The problem: The lines from the top of the material below through the line containing "(7,6) -- (652,6);" are to be printed exactly, with pictures omitted.

Data section:
# # # #

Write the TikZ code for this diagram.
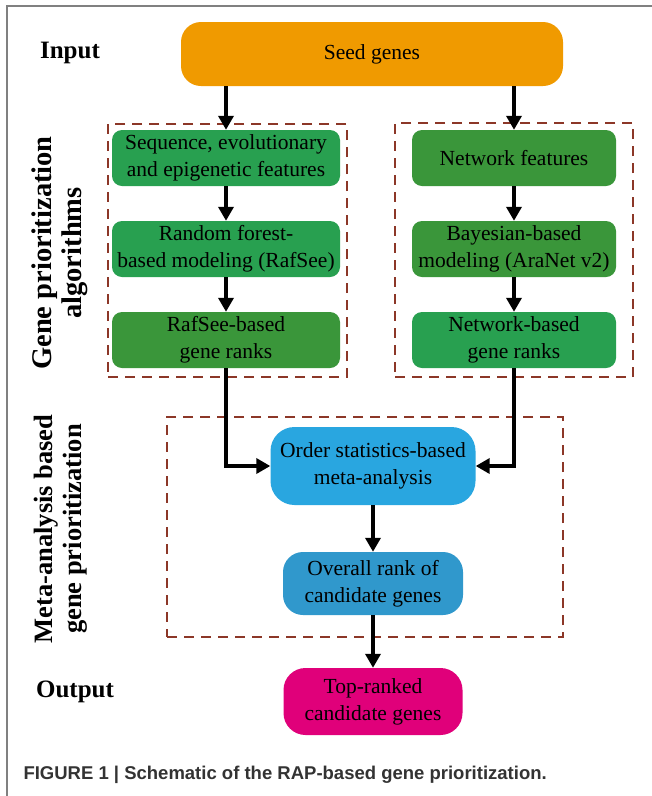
\documentclass[tikz,border=0pt]{standalone}
\usepackage{fontspec}
\setmainfont{Liberation Serif}
\newfontfamily\capfont{Liberation Sans}
\usetikzlibrary{arrows.meta, positioning, shapes}

\definecolor{seedorange}{RGB}{240,154,0}
\definecolor{featgreen}{RGB}{40,160,80}
\definecolor{rankgreen}{RGB}{58,150,58}
\definecolor{metablue}{RGB}{41,166,224}
\definecolor{overallblue}{RGB}{48,152,204}
\definecolor{topmagenta}{RGB}{224,0,122}
\definecolor{groupred}{RGB}{140,55,40}

\tikzstyle{box} = [rectangle, rounded corners=10pt, align=center, inner xsep=2pt, text=black, font=\fontsize{21.5}{27}\selectfont]
\tikzstyle{greenA} = [box, fill=featgreen, minimum width=228pt, minimum height=56pt]
\tikzstyle{greenB} = [box, fill=rankgreen, minimum width=228pt, minimum height=56pt]
\tikzstyle{group} = [draw=groupred, line width=2pt, dash pattern=on 10pt off 7pt, minimum width=0pt, minimum height=0pt, inner sep=0pt]
\tikzstyle{label} = [align=center, font=\fontsize{25}{27}\selectfont\bfseries]
\tikzstyle{arrow} = [line width=4pt, -{Triangle[length=14pt,width=15pt]}]

\begin{document}
\begin{tikzpicture}[x=1pt, y=-1pt]
\useasboundingbox[fill=white] (0,0) rectangle (652,796);
\draw[gray, line width=1.5pt] (7,796) -- (7,6) -- (652,6);

% input
\node[label] (input) at (70,53) {Input};
\node[box, fill=seedorange, rounded corners=20pt, minimum width=382pt, minimum height=64pt] (seed) at (372,54) {Seed genes};

% gene prioritization algorithms
\node[label, rotate=90, font=\fontsize{28.5}{30}\selectfont\bfseries] (algolabel) at (60,253) {Gene prioritization\\algorithms};
\node[group, minimum width=239pt, minimum height=253pt] (groupL) at (227.5,250.5) {};
\node[group, minimum width=238pt, minimum height=254pt] (groupR) at (514,250) {};

\node[greenA] (feat1) at (226,158) {Sequence, evolutionary\\and epigenetic features};
\node[greenA] (model1) at (226,249) {Random forest-\\based modeling (RafSee)};
\node[greenB] (rank1) at (226,340) {RafSee-based\\gene ranks};

\node[greenB, minimum width=204pt] (net1) at (514,158) {Network features};
\node[greenB, minimum width=204pt] (model2) at (514,249) {Bayesian-based\\modeling (AraNet v2)};
\node[greenA, minimum width=204pt] (rank2) at (514,340) {Network-based\\gene ranks};

% meta-analysis
\node[label, rotate=90, font=\fontsize{26.5}{29}\selectfont\bfseries] (metalabel) at (61,529) {Meta-analysis based\\gene prioritization};
\node[group, minimum width=396pt, minimum height=220pt] (groupM) at (365,527) {};
\node[box, fill=metablue, rounded corners=24pt, minimum width=205pt, minimum height=78pt] (order) at (373,466) {Order statistics-based\\meta-analysis};
\node[box, fill=overallblue, rounded corners=20pt, minimum width=180pt, minimum height=63pt] (overall) at (373,583.5) {Overall rank of\\candidate genes};

% output
\node[label] (output) at (75,692) {Output};
\node[box, fill=topmagenta, rounded corners=22pt, minimum width=179pt, minimum height=67pt] (top) at (373,701.5) {Top-ranked\\candidate genes};

\node[anchor=west, text=black!80, font=\capfont\bfseries\fontsize{18.5}{22}\selectfont] (caption) at (20,775) {FIGURE 1 | Schematic of the RAP-based gene prioritization.};

\draw[arrow] (seed.south -| feat1.north) -- (feat1.north);
\draw[arrow] (seed.south -| net1.north) -- (net1.north);
\draw[arrow] (feat1) -- (model1);
\draw[arrow] (model1) -- (rank1);
\draw[arrow] (net1) -- (model2);
\draw[arrow] (model2) -- (rank2);
\draw[arrow] (rank1.south) |- (order.west);
\draw[arrow] (rank2.south) |- (order.east);
\draw[arrow] (order) -- (overall);
\draw[arrow] (overall) -- (top);

\end{tikzpicture}
\end{document}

# # # #

Correct output:
Write the TikZ code for this diagram.
\documentclass[tikz,border=0pt]{standalone}
\usepackage{fontspec}
\setmainfont{Liberation Serif}
\newfontfamily\capfont{Liberation Sans}
\usetikzlibrary{arrows.meta, positioning, shapes}

\definecolor{seedorange}{RGB}{240,154,0}
\definecolor{featgreen}{RGB}{40,160,80}
\definecolor{rankgreen}{RGB}{58,150,58}
\definecolor{metablue}{RGB}{41,166,224}
\definecolor{overallblue}{RGB}{48,152,204}
\definecolor{topmagenta}{RGB}{224,0,122}
\definecolor{groupred}{RGB}{140,55,40}

\tikzstyle{box} = [rectangle, rounded corners=10pt, align=center, inner xsep=2pt, text=black, font=\fontsize{21.5}{27}\selectfont]
\tikzstyle{greenA} = [box, fill=featgreen, minimum width=228pt, minimum height=56pt]
\tikzstyle{greenB} = [box, fill=rankgreen, minimum width=228pt, minimum height=56pt]
\tikzstyle{group} = [draw=groupred, line width=2pt, dash pattern=on 10pt off 7pt, minimum width=0pt, minimum height=0pt, inner sep=0pt]
\tikzstyle{label} = [align=center, font=\fontsize{25}{27}\selectfont\bfseries]
\tikzstyle{arrow} = [line width=4pt, -{Triangle[length=14pt,width=15pt]}]

\begin{document}
\begin{tikzpicture}[x=1pt, y=-1pt]
\useasboundingbox[fill=white] (0,0) rectangle (652,796);
\draw[gray, line width=1.5pt] (7,796) -- (7,6) -- (652,6);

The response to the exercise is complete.